┏━━

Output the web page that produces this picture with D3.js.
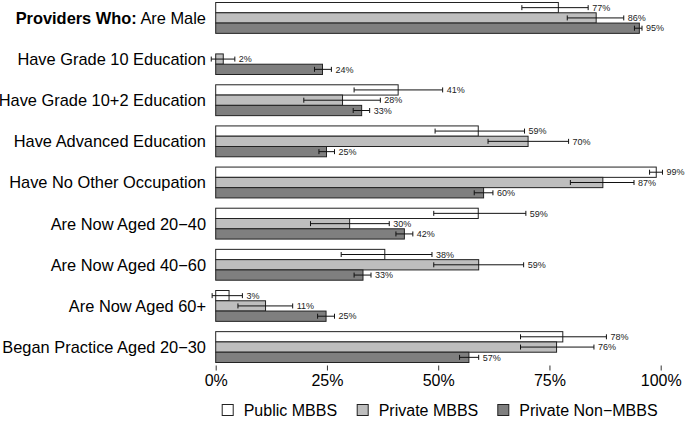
<!DOCTYPE html>
<html><head><meta charset="utf-8">
<script src="https://cdn.jsdelivr.net/npm/d3@7"></script>
<style>body{margin:0;background:#fff;}svg{display:block;font-family:"Liberation Sans",Arial,sans-serif;}</style>
</head><body><svg id="c" width="685" height="424"></svg>
<script>
const categories = ["Are Male","Have Grade 10 Education","Have Grade 10+2 Education","Have Advanced Education","Have No Other Occupation","Are Now Aged 20\u221240","Are Now Aged 40\u221260","Are Now Aged 60+","Began Practice Aged 20\u221230"];
const seriesNames = ["Public MBBS","Private MBBS","Private Non\u2212MBBS"];
const seriesColors = ["#ffffff","#bebebe","#7f7f7f"];
const publicMBBS    = [77, null, 41, 59, 99, 59, 38, 3, 78];
const publicLow     = [68.8, null, 31.1, 49.3, 97.5, 49.0, 28.2, -0.8, 68.5];
const publicHigh    = [83.7, null, 51.0, 69.4, 100.4, 69.7, 48.6, 6.0, 87.8];
const privateMBBS   = [85.5, 1.7, 28.5, 70.2, 87, 30.1, 59.1, 11.2, 76.6];
const privateLow    = [79.0, -1.0, 19.8, 61.2, 79.7, 21.3, 49.0, 5.0, 68.5];
const privateHigh   = [91.7, 4.3, 37.0, 79.3, 94.0, 39.0, 69.2, 17.3, 85.0];
const nonMBBS       = [95.2, 24, 32.8, 24.9, 60.2, 42.4, 33.1, 24.8, 56.9];
const nonLow        = [94.1, 22.2, 30.9, 23.2, 58.1, 40.5, 31.1, 22.9, 54.8];
const nonHigh       = [95.8, 26.0, 34.6, 26.7, 62.3, 44.3, 34.9, 26.7, 59.1];
const valueLabels = [
  ["77%", null, "41%", "59%", "99%", "59%", "38%", "3%", "78%"],
  ["86%", "2%", "28%", "70%", "87%", "30%", "59%", "11%", "76%"],
  ["95%", "24%", "33%", "25%", "60%", "42%", "33%", "25%", "57%"]
];
const xTicks = [0, 25, 50, 75, 100];

const series = [
  {vals: publicMBBS, lo: publicLow, hi: publicHigh},
  {vals: privateMBBS, lo: privateLow, hi: privateHigh},
  {vals: nonMBBS, lo: nonLow, hi: nonHigh}
];

const svg = d3.select("#c");
const x = d3.scaleLinear().domain([0, 100]).range([215.7, 660.7]);
const y = d3.scaleBand().domain(categories).range([2.5, 362.5]).paddingInner(0.25).paddingOuter(0);
const ySub = d3.scaleBand().domain(d3.range(3)).range([0, y.bandwidth()]);

// category labels
const lab = svg.append("g").selectAll("text").data(categories).join("text")
  .attr("x", 206).attr("y", d => y(d) + y.bandwidth()/2)
  .attr("dy", "0.36em").attr("text-anchor", "end")
  .attr("font-size", 16.4).attr("fill", "#000");
lab.each(function(d, i){
  const t = d3.select(this);
  if (i === 0) {
    t.append("tspan").attr("font-weight", "bold").text("Providers Who:");
    t.append("tspan").text(" " + d);
  } else t.text(d);
});

// bars
series.forEach((s, si) => {
  const g = svg.append("g");
  const idx = d3.range(categories.length).filter(i => s.vals[i] != null);
  g.selectAll("rect").data(idx).join("rect")
    .attr("x", x(0)).attr("y", i => y(categories[i]) + ySub(si))
    .attr("width", i => x(s.vals[i]) - x(0)).attr("height", ySub.bandwidth())
    .attr("fill", seriesColors[si]).attr("stroke", "#222").attr("stroke-width", 1);
  const eb = g.append("g").attr("stroke", "#111").attr("stroke-width", 1);
  idx.forEach(i => {
    const cy = y(categories[i]) + ySub(si) + ySub.bandwidth()/2;
    eb.append("line").attr("x1", x(s.lo[i])).attr("x2", x(s.hi[i])).attr("y1", cy).attr("y2", cy);
    eb.append("line").attr("x1", x(s.lo[i])).attr("x2", x(s.lo[i])).attr("y1", cy-2.5).attr("y2", cy+2.5);
    eb.append("line").attr("x1", x(s.hi[i])).attr("x2", x(s.hi[i])).attr("y1", cy-2.5).attr("y2", cy+2.5);
    g.append("text").attr("x", x(s.hi[i]) + 4).attr("y", cy).attr("dy", "0.36em")
      .attr("font-size", 9).attr("fill", "#222").text(valueLabels[si][i]);
  });
});

// x axis
const xa = svg.append("g").attr("transform", "translate(0,365.5)")
  .call(d3.axisBottom(x).tickValues(xTicks).tickFormat(d => d + "%").tickSize(5).tickPadding(4));
xa.select(".domain").remove();
xa.selectAll("line").attr("stroke", "#333");
xa.selectAll("text").attr("font-size", 16).attr("fill", "#000").attr("font-family", "Liberation Sans, Arial, sans-serif");

// legend
const legX = [221.7, 356.7, 497.3];
const leg = svg.append("g").selectAll("g").data(seriesNames).join("g")
  .attr("transform", (d, i) => `translate(${legX[i]},404)`);
leg.append("rect").attr("x", 0.5).attr("y", 0.5).attr("width", 11).attr("height", 11)
  .attr("fill", (d, i) => seriesColors[i]).attr("stroke", "#222");
leg.append("text").attr("x", 22).attr("y", 6).attr("dy", "0.36em").attr("font-size", 16).text(d => d);
</script></body></html>
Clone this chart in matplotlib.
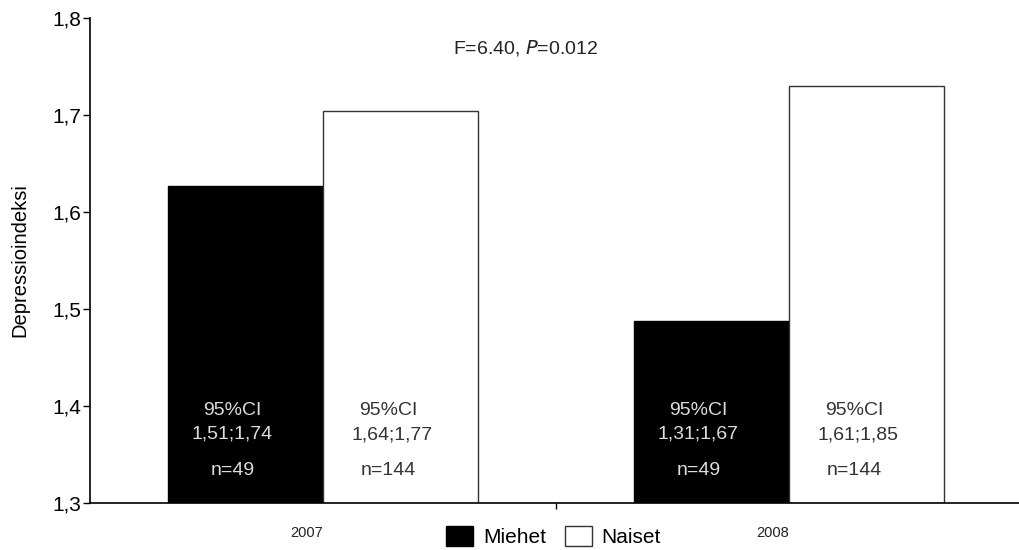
import matplotlib.pyplot as plt
from matplotlib.transforms import blended_transform_factory
import numpy as np

plt.rcParams['font.family'] = ['Liberation Sans', 'DejaVu Sans']

years = ['2007', '2008']
groups = ['Miehet', 'Naiset']
miehet = [1.627, 1.488]
naiset = [1.704, 1.730]
ci_miehet = ['1,51;1,74', '1,31;1,67']
ci_naiset = ['1,64;1,77', '1,61;1,85']
n_miehet = [49, 49]
n_naiset = [144, 144]
yticks = [1.3, 1.4, 1.5, 1.6, 1.7, 1.8]
ytick_labels = ['1,3', '1,4', '1,5', '1,6', '1,7', '1,8']

fig = plt.figure(figsize=(10.19, 5.5), dpi=100)
ax = fig.add_axes([0.0883, 0.0855, 0.9146, 0.8818])

x = np.arange(len(years)) + 0.5
w = 0.333
b1 = ax.bar(x - w / 2, np.array(miehet) - 1.3, w, bottom=1.3, color='black',
            edgecolor='black', linewidth=1, label=groups[0])
b2 = ax.bar(x + w / 2, np.array(naiset) - 1.3, w, bottom=1.3, color='white',
            edgecolor='#333333', linewidth=1, label=groups[1])

ax.set_xlim(0, 2)
ax.set_ylim(1.3, 1.8)
ax.set_yticks(yticks)
ax.set_yticklabels(ytick_labels, fontsize=15)
ax.set_xticks([1.0])
ax.set_xticklabels([''])
ax.tick_params(axis='x', length=4, width=1, direction='out')
ax.tick_params(axis='y', length=5, width=1, direction='out', pad=1)
for s in ['top', 'right']:
    ax.spines[s].set_visible(False)
ax.spines['left'].set_linewidth(1.2)
ax.spines['bottom'].set_linewidth(1.2)
ax.set_ylabel('Depressioindeksi', fontsize=14.5, labelpad=17)

# year labels below each group
trans = blended_transform_factory(ax.transData, ax.transAxes)
for xi, yr in zip(x, years):
    ax.text(xi - 0.035, -0.062, yr, transform=trans, ha='center', va='center',
            fontsize=10.5, color='#222222')

# CI and n labels inside the bars
light, dark = '#dcdcdc', '#333333'
for i, xi in enumerate(x):
    xm = xi - w / 2 - 0.028
    ax.text(xm, 1.395, '95%CI', ha='center', va='center', fontsize=14, color=light)
    ax.text(xm, 1.371, ci_miehet[i], ha='center', va='center', fontsize=14, color=light)
    ax.text(xm, 1.333, f'n={n_miehet[i]}', ha='center', va='center', fontsize=14, color=light)
    xn = xi + w / 2 - 0.026
    ax.text(xn, 1.395, '95%CI', ha='center', va='center', fontsize=14, color=dark)
    ax.text(xn + 0.008, 1.370, ci_naiset[i], ha='center', va='center', fontsize=14, color=dark)
    ax.text(xn, 1.333, f'n={n_naiset[i]}', ha='center', va='center', fontsize=14, color=dark)

ax.text(0.935, 1.769, 'F=6.40, $\\it{P}$=0.012', ha='center', va='center',
        fontsize=14, color='#222222')

fig.legend(handles=[b1, b2], loc='center', bbox_to_anchor=(0.543, 0.024),
           ncol=2, frameon=False, fontsize=15, handlelength=1.3, handleheight=1.05,
           columnspacing=0.9, handletextpad=0.45, borderpad=0)

fig.savefig('out.png', dpi=100)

┗━━

**EXERCISE DETAILS**
Copy word for word every line from the one with "Clone this chart in matplotlib." through the one with "ax = fig.add_axes([0.0883, 0.0855, 0.9146, 0.8818])", including both. No pictures belong in the copy.

**RESULT OF THIS TASK**
Clone this chart in matplotlib.
import matplotlib.pyplot as plt
from matplotlib.transforms import blended_transform_factory
import numpy as np

plt.rcParams['font.family'] = ['Liberation Sans', 'DejaVu Sans']

years = ['2007', '2008']
groups = ['Miehet', 'Naiset']
miehet = [1.627, 1.488]
naiset = [1.704, 1.730]
ci_miehet = ['1,51;1,74', '1,31;1,67']
ci_naiset = ['1,64;1,77', '1,61;1,85']
n_miehet = [49, 49]
n_naiset = [144, 144]
yticks = [1.3, 1.4, 1.5, 1.6, 1.7, 1.8]
ytick_labels = ['1,3', '1,4', '1,5', '1,6', '1,7', '1,8']

fig = plt.figure(figsize=(10.19, 5.5), dpi=100)
ax = fig.add_axes([0.0883, 0.0855, 0.9146, 0.8818])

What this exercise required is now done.